B&H workers vote to unionize
Stephon Johnson | 11/13/2015, 1:06 p.m.
B&H Photo warehouse employees scored a major victory last week after voting to join a union.
In a 200 to 88 vote, workers at two B&H warehouses in Brooklyn have voted in favor of union representation with United Steelworkers via an election oversaw by the National Labor Relations Board.
“We knew we would win our vote today by a large margin, which of course the company did not expect,” said Jorge Lora, a B&H warehouse worker of five years, in a statement. “Today we won because the workers voted with their conscience.”
Late last month, B&H Photo workers announced the desire to unionize in an effort to fight against unsafe working conditions, wage theft and discrimination against Latino employees. Last week, worker representatives said they were threatened with termination.
Workers said they were pulled from their work stations and forced to meet with consultants who demanded information about union campaign leaders. They also said that consultants threatened workers who didn’t speak up. Workers claimed to have recordings of B&H managers screaming at workers who didn’t comply with orders. Lawyers representing B&H employees have filed multiple charges with the NLRB accusing B&H of anti-union activity.
“We want to share this moment with other workers so they also know that they longer have to feel exploited,” said Alberto Sanchez, B&H employee of seven years, in a statement. “We were taught our rights, and now we have to pass that on to other workers so they can fight back against the exploitation and discrimination they face.”
The workers also received support from the Photo/Video Alliance for Fair Labor in the form of an open letter calling for an end to the working conditions and discrimination that B&H warehouse workers have faced. The letter had over 1,000 signatures from people in the world of film, television, academia, journalism and commercial photography.

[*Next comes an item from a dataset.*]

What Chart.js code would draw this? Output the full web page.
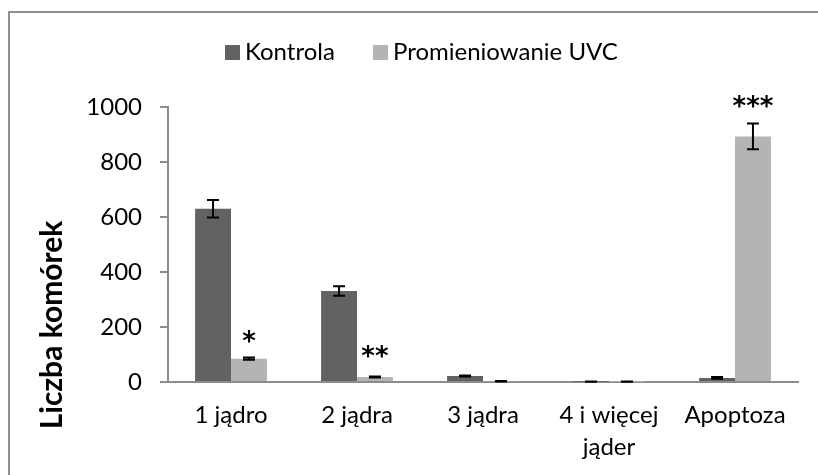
<!DOCTYPE html>
<html>
<head>
<meta charset="utf-8">
<script src="https://cdn.jsdelivr.net/npm/chart.js@4.4.0/dist/chart.umd.min.js"></script>
<style>
  body { margin: 0; background: #fff; }
  #frame { position: absolute; left: 8px; top: 11px; width: 830px; height: 480px;
           border-left: 2px solid #8f8f8f; border-top: 2px solid #8f8f8f; }
  #wrap { position: absolute; left: 0; top: 0; width: 818px; height: 475px; }
</style>
</head>
<body>
<div id="frame"></div>
<div id="wrap"><canvas id="chart" width="818" height="475"></canvas></div>
<script>
// ── Dane ────────────────────────────────────────────────────
const categories = ['1 jądro', '2 jądra', '3 jądra', ['4 i więcej', 'jąder'], 'Apoptoza'];
const kontrola    = [630, 331, 22, 1, 15];
const kontrolaErr = [32, 17, 2, 0.5, 3];
const uvc         = [85, 18, 3, 1, 893];
const uvcErr      = [4, 2, 1, 0.5, 47];
const signif      = ['*', '**', '', '', '***'];
const signifGap   = [8, 12, 0, 0, 9];
const yTicks      = [0, 200, 400, 600, 800, 1000];

const FONT = 'Lato, "Open Sans", sans-serif';
const C_KONTROLA = '#626262';
const C_UVC      = '#b4b4b4';
const AXIS       = '#8c8c8c';

// ── Słupki błędów + gwiazdki ────────────────────────────────
const errorBars = {
    id: 'errorBars',
    afterDatasetsDraw(chart) {
        const { ctx, scales: { y } } = chart;
        const errs = [kontrolaErr, uvcErr];
        ctx.save();
        ctx.strokeStyle = '#000';
        ctx.lineWidth = 2;
        chart.data.datasets.forEach((ds, di) => {
            chart.getDatasetMeta(di).data.forEach((bar, i) => {
                const v = ds.data[i], e = errs[di][i];
                const top = y.getPixelForValue(v + e);
                const bot = y.getPixelForValue(v - e);
                ctx.beginPath();
                ctx.moveTo(bar.x, top); ctx.lineTo(bar.x, bot);
                ctx.moveTo(bar.x - 6, top); ctx.lineTo(bar.x + 6, top);
                ctx.moveTo(bar.x - 6, bot); ctx.lineTo(bar.x + 6, bot);
                ctx.stroke();
                if (di === 1 && signif[i]) {
                    ctx.fillStyle = '#000';
                    ctx.font = 'bold 26px "DejaVu Sans", sans-serif';
                    ctx.textAlign = 'center';
                    ctx.textBaseline = 'alphabetic';
                    ctx.fillText(signif[i], bar.x, top - signifGap[i]);
                }
            });
        });
        ctx.restore();
    }
};

// ── Legenda i tytuł osi Y ───────────────────────────────────
const extras = {
    id: 'extras',
    afterDraw(chart) {
        const ctx = chart.ctx;
        ctx.save();
        ctx.font = '24px ' + FONT;
        ctx.textBaseline = 'middle';
        ctx.textAlign = 'left';
        const items = [[C_KONTROLA, 'Kontrola', 225], [C_UVC, 'Promieniowanie UVC', 373]];
        items.forEach(([c, t, x]) => {
            ctx.fillStyle = c;
            ctx.fillRect(x, 45, 15, 15);
            ctx.fillStyle = '#000';
            ctx.fillText(t, x + 20, 52);
        });
        ctx.translate(52, 325);
        ctx.rotate(-Math.PI / 2);
        ctx.font = 'bold 30px ' + FONT;
        ctx.textAlign = 'center';
        ctx.fillText('Liczba komórek', 0, 0);
        ctx.restore();
    }
};

new Chart(document.getElementById('chart'), {
    type: 'bar',
    data: {
        labels: categories,
        datasets: [
            { label: 'Kontrola', data: kontrola, backgroundColor: C_KONTROLA },
            { label: 'Promieniowanie UVC', data: uvc, backgroundColor: C_UVC },
        ],
    },
    options: {
        responsive: false,
        animation: false,
        layout: { padding: { left: 78, right: 20, top: 107, bottom: 0 } },
        datasets: { bar: { categoryPercentage: 0.57, barPercentage: 1.0 } },
        plugins: { legend: { display: false }, tooltip: { enabled: false } },
        scales: {
            x: {
                grid: { display: false },
                border: { color: AXIS, width: 2 },
                ticks: { color: '#000', font: { family: FONT, size: 24, lineHeight: 1.3 }, padding: 10, maxRotation: 0 },
                afterFit: s => { s.height = 93; },
            },
            y: {
                min: 0, max: 1000,
                afterBuildTicks: s => { s.ticks = yTicks.map(v => ({ value: v })); },
                grid: { drawOnChartArea: false, drawTicks: true, tickLength: 8, color: AXIS, lineWidth: 2 },
                border: { color: AXIS, width: 2 },
                ticks: { color: '#000', font: { family: FONT, size: 24 }, padding: 18, callback: v => String(v) },
                afterFit: s => { s.width = 90; },
            },
        },
    },
    plugins: [errorBars, extras],
});
</script>
</body>
</html>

B&H workers received help from the Laundry Workers Center in setting up their campaign, building support and organizing the groundswell that led to the vote. Rosanna Aran, co-director of the Laundry Workers Center, hopes that workers around the country look to this victory for inspiration.
“After a year of hard work organizing, today the workers are victorious,” said Aran in a statement. “This is a huge step for the workers’ movement and for the Laundry Workers Center, as it continues to develop worker power and leadership in New York City and beyond.”